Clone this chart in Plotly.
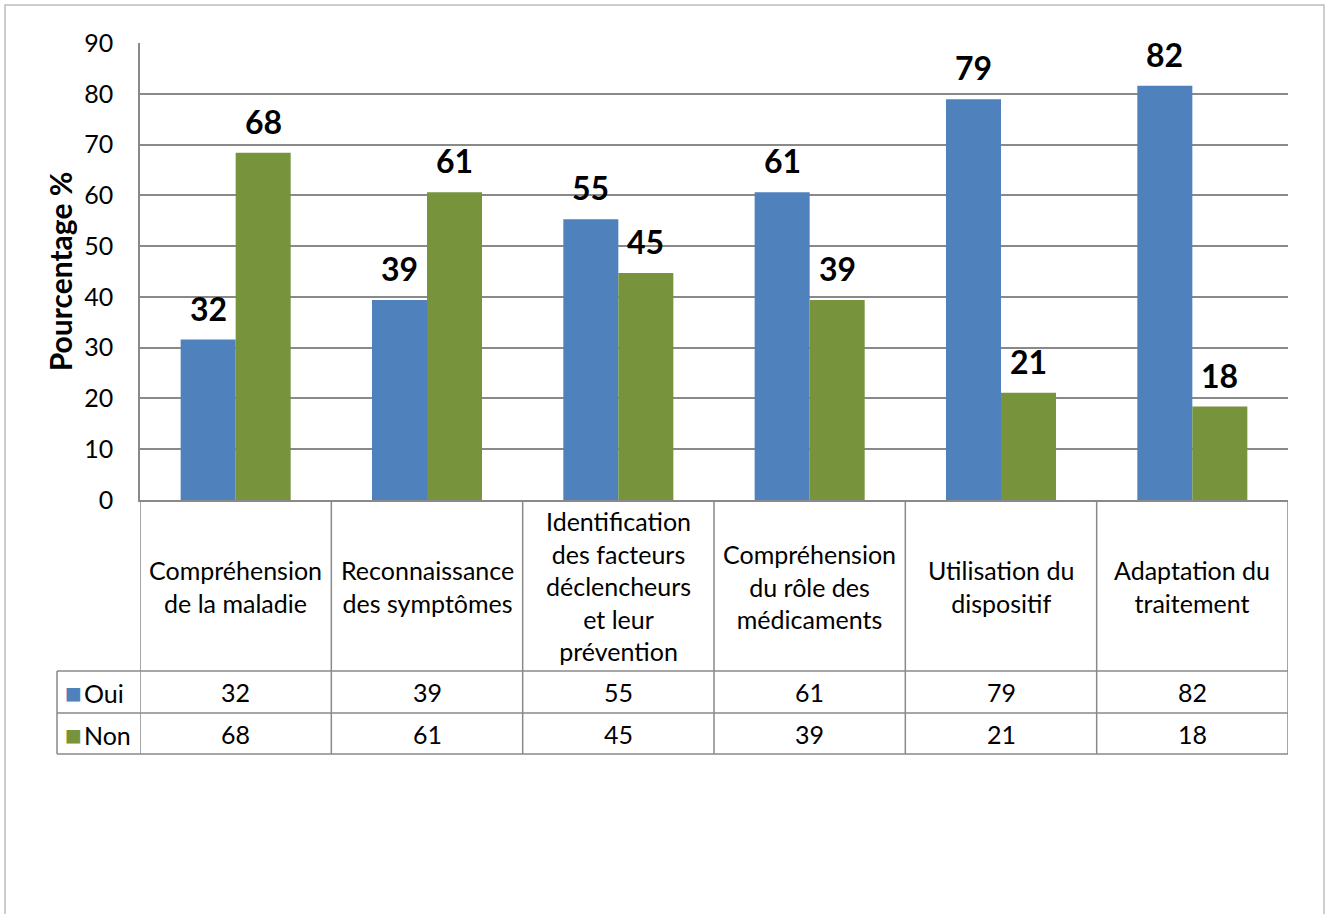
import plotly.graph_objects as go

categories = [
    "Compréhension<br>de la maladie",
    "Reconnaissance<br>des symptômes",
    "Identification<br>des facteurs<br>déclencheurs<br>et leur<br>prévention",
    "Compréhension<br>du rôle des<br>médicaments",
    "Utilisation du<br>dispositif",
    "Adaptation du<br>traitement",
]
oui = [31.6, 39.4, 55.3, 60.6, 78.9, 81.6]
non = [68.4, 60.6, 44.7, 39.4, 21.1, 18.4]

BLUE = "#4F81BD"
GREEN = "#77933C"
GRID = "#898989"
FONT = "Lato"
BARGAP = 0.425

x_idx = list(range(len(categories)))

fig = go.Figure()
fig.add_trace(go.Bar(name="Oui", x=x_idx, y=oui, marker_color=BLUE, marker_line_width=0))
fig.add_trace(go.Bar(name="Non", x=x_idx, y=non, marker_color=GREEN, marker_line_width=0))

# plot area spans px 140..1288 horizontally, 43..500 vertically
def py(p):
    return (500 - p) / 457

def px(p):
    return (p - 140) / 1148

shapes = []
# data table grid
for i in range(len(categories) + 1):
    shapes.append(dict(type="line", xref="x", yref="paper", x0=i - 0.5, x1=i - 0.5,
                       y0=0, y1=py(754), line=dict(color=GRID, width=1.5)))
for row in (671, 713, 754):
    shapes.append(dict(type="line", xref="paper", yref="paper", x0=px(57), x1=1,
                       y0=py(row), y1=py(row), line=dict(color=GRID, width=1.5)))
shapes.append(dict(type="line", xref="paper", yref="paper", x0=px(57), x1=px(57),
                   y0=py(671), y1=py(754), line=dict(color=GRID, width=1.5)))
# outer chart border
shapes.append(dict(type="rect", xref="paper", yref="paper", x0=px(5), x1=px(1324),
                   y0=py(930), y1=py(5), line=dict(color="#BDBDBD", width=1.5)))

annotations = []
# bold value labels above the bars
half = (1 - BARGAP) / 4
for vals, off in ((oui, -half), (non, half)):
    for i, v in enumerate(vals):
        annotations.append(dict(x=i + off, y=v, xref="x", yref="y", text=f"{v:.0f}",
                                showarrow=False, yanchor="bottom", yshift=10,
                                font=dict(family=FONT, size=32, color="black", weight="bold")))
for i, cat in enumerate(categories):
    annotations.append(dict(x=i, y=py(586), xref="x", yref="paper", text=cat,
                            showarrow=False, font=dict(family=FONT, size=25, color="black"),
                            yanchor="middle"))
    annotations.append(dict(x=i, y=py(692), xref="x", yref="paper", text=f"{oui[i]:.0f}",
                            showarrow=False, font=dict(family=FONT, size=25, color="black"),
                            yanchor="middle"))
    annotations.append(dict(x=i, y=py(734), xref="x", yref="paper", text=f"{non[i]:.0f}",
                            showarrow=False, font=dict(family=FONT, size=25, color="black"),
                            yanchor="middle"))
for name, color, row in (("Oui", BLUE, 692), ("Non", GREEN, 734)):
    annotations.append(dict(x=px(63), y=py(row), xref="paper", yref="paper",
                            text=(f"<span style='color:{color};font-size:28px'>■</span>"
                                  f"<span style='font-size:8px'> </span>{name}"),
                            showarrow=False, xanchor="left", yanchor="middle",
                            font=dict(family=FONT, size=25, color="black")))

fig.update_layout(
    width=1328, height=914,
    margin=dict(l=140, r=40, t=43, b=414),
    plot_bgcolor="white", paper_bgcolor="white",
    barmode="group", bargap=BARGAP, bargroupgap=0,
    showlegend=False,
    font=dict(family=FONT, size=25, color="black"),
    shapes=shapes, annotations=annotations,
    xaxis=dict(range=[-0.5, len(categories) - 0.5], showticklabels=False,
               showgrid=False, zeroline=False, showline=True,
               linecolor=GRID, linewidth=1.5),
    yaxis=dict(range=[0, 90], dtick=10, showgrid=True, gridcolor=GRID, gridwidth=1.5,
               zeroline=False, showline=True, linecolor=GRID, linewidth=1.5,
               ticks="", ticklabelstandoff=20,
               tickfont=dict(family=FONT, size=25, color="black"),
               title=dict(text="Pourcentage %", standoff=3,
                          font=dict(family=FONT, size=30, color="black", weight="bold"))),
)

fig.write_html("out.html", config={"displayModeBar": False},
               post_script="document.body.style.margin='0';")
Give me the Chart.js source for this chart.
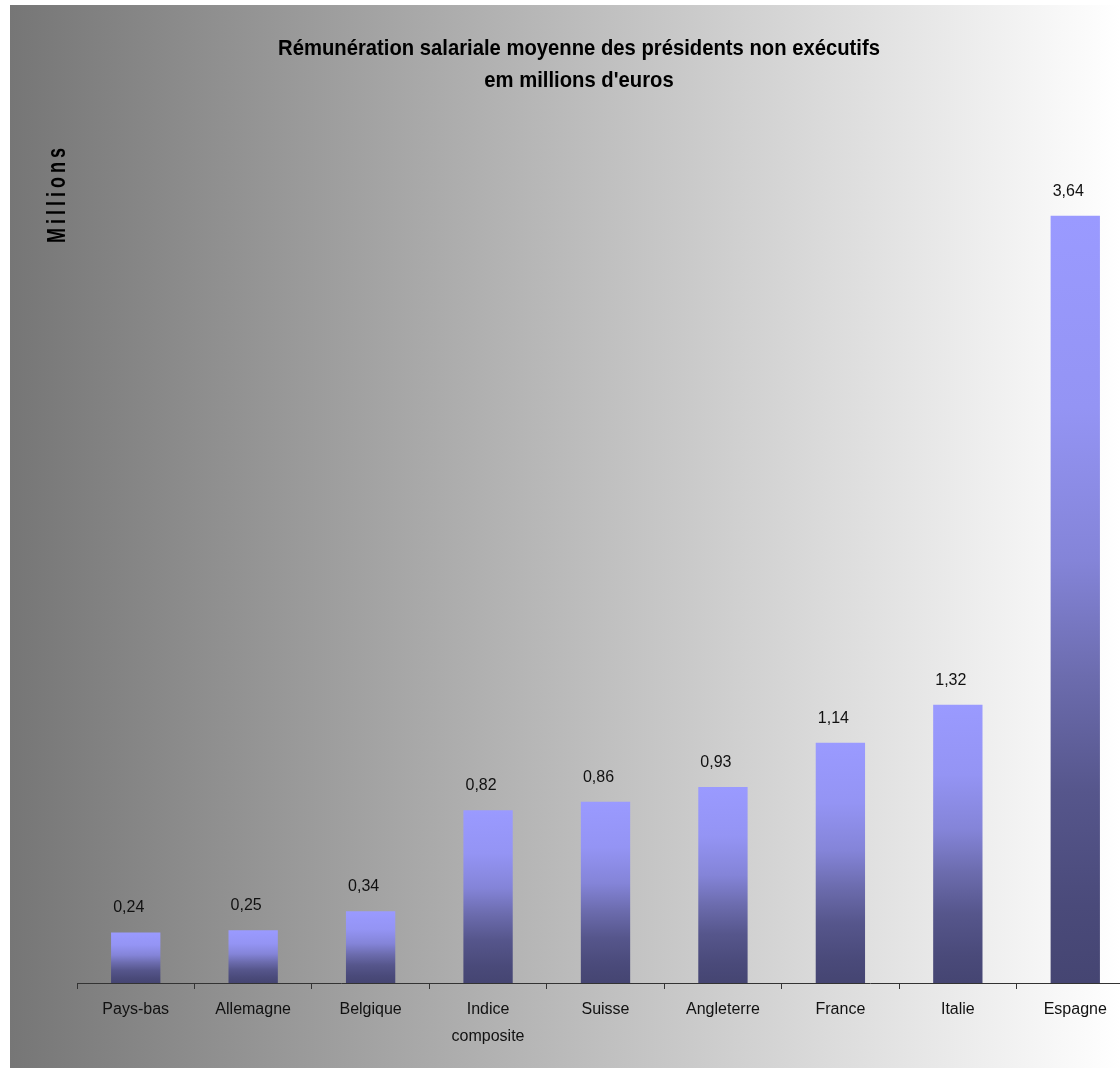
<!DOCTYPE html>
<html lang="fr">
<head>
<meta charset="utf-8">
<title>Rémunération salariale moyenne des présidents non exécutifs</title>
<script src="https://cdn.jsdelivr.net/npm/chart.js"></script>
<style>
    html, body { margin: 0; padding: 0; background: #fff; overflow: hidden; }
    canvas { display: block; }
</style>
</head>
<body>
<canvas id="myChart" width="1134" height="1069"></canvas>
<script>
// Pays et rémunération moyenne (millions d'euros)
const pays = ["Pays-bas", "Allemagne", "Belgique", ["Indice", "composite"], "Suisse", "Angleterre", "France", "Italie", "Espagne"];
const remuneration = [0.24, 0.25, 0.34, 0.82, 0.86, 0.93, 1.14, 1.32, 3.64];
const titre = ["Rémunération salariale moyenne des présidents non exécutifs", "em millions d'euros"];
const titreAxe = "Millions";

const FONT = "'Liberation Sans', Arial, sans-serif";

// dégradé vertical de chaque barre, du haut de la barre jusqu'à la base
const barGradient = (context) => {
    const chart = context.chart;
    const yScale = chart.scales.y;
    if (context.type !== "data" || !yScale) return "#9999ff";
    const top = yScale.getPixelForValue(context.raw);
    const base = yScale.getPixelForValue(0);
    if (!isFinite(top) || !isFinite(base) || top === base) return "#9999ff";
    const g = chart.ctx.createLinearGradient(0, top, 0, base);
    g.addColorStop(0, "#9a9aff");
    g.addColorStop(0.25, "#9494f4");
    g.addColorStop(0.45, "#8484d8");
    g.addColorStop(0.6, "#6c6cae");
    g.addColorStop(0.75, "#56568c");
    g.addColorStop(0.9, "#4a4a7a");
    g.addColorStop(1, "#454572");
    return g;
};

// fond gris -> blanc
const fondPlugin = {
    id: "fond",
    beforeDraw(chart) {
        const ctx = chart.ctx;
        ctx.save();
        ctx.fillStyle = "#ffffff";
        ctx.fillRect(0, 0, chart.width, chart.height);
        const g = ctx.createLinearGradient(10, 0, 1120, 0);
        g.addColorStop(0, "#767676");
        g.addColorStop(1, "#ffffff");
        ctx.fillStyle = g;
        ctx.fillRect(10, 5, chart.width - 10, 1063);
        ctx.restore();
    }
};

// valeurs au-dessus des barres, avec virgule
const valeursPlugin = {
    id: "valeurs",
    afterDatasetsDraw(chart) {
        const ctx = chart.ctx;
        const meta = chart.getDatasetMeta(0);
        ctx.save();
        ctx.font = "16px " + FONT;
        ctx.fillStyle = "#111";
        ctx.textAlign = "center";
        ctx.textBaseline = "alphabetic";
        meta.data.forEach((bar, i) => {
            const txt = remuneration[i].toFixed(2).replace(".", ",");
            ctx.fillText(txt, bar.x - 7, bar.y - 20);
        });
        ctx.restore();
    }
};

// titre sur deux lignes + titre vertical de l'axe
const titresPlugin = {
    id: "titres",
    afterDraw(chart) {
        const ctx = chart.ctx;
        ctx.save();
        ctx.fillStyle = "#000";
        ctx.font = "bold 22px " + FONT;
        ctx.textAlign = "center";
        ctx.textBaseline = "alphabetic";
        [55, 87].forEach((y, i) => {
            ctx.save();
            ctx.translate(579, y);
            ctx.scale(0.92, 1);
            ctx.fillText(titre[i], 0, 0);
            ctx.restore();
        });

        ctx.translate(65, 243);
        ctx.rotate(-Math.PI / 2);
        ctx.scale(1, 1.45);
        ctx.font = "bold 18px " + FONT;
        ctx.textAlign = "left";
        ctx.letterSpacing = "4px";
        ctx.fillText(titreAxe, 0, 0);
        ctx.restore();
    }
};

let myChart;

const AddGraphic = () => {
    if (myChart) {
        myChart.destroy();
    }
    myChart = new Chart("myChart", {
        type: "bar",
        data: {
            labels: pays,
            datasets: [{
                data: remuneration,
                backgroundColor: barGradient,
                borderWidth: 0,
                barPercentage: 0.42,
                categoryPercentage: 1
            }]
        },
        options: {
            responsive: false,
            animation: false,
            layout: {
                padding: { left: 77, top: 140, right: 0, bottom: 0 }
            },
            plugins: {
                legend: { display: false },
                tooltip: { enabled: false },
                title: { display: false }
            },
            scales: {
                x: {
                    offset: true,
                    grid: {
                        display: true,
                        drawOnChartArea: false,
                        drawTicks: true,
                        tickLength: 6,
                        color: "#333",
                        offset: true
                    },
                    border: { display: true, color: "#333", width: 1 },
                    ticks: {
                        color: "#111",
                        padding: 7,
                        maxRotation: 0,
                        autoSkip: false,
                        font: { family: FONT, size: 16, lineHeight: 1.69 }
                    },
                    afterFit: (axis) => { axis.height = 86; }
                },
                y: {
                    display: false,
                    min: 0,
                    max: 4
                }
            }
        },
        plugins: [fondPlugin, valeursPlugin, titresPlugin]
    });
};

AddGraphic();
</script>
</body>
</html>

▶ [Task objective]
Copy nothing past the line containing "import plotly.graph_objects as go": reproduce every line from the start of the records up to it, skipping pictures.

▶ [Result]
Clone this chart in Plotly.
import plotly.graph_objects as go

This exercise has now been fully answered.